§ PROBLEM
Starting at the top of the listing, extract every line up to and including the one with "import pandas as pd". Pictures stay out of the copy.

§ DATASET EXTRACT
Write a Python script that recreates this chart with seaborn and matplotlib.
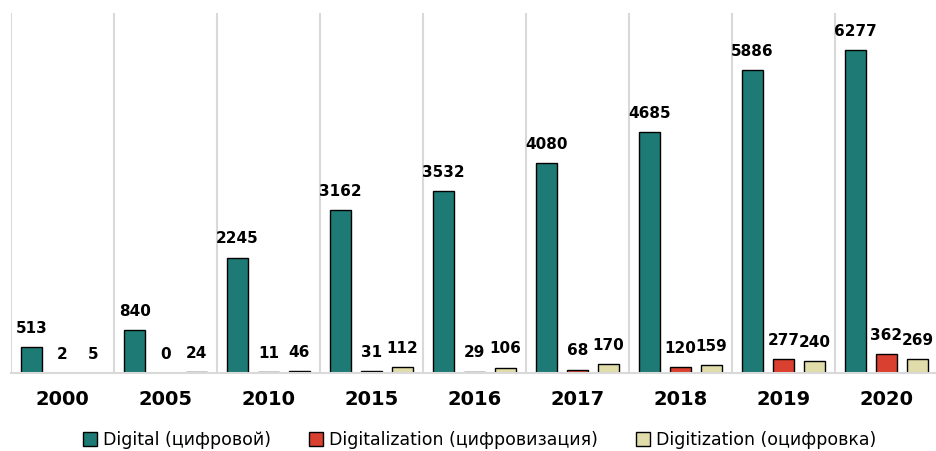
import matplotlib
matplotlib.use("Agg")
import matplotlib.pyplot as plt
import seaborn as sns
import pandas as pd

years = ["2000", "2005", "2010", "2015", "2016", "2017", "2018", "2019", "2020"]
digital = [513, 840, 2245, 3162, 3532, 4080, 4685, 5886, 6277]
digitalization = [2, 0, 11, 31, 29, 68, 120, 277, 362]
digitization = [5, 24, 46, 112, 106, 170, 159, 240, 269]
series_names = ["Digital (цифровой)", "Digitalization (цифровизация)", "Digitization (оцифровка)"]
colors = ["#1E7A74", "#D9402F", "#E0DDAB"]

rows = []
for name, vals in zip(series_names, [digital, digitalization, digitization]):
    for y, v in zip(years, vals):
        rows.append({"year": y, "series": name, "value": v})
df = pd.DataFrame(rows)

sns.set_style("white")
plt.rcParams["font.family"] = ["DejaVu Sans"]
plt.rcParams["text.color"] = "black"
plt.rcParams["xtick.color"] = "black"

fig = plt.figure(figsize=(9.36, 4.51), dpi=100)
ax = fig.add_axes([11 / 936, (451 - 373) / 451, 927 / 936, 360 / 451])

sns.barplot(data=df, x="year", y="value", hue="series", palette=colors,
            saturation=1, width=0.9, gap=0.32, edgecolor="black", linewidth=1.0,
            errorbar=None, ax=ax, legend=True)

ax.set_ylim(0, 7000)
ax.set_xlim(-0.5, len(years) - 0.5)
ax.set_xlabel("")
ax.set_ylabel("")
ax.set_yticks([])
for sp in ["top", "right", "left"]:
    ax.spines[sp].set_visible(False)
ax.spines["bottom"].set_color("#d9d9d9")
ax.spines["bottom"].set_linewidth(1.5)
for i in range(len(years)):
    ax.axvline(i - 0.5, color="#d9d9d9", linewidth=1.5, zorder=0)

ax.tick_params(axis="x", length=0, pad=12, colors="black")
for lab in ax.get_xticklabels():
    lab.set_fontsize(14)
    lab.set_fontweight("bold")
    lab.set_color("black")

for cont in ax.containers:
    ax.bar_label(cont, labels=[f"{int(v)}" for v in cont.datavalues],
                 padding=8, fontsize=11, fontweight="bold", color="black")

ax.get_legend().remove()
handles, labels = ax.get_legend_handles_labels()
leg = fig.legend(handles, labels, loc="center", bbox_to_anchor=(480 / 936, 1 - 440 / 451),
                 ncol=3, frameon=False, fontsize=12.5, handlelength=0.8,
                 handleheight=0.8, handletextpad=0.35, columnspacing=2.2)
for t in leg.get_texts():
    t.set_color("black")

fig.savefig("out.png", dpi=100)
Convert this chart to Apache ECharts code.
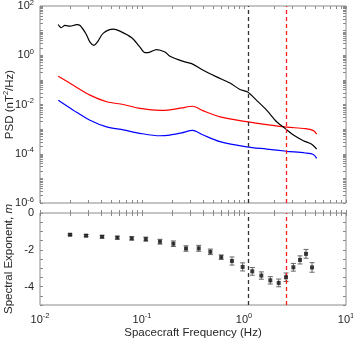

§ EXERCISE OUTPUT
Write a Python script that recreates this chart with seaborn and matplotlib.
import matplotlib
matplotlib.use("Agg")
import matplotlib.pyplot as plt
import seaborn as sns
import pandas as pd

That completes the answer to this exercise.